Just after this, I suddenly noticed a few dark-looking woodswallows flying over, and urged the others to get on them. I got a few rubbishy pics, and could just about tell they were Dusky Woodswallows, peering at the tiny screen on the back of the camera. All a bit unsatisfying. But eventually we found a subset of the birds perched in a long line high up in a tree – a wonderful party of Dusky Woodswallows, perhaps some of the same birds Ged Tranter and Steve Murray had had at Shelley Road Park yesterday. It was great to find such a scarce bird, and Brad’s secret forest was turning out to pretty darned productive!

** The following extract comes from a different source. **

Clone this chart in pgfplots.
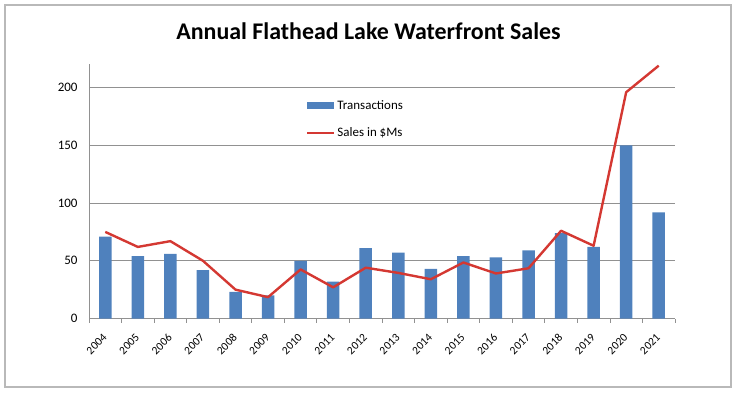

It wasn’t going to end there, with a Lewin’s Rail calling from the grassy lakeside vegetation a bit further on, and a wonderful confiding White-eared Monarch giving repeated views, although difficult to photograph as ever. A cracking Noisy Pitta was close the track, and remained perched in trees as we peered at it, although we didn’t manage good pics. There is plenty of very good looking habitat for Black-breasted Buttonquail in this area, with little patches of rainforest, and plenty of weedy areas with a Lantana understorey. I think a careful search in this area would pay dividends. We turned around and headed back toward Payne Rd where we had parked the car, electing to take the circuit south to South Boundary Road to loop back. We had a party of Buff-rumped Thornbills on the way, which was nice. We arrived back at the car tired but very satisfied with a haul of good birds in the day we went to Woodworth’s secret forest. Excellent stuff – we will be back!

With no year ticks today, my year list remained on 286 species. I spent 7 hours 14 minutes birding, walked 11.004 km and drove 136.0 km. My chronological year list is here.

Female Painted Buttonquail strolling about on the Link Track near the western end of the south shore of Enoggera Reservoir – spellbinding stuff!

Part of a group of 17 Dusky Woodswallows in a similar area to the buttonquail. Terrible photo, taken into the light, but I was well happy with this find.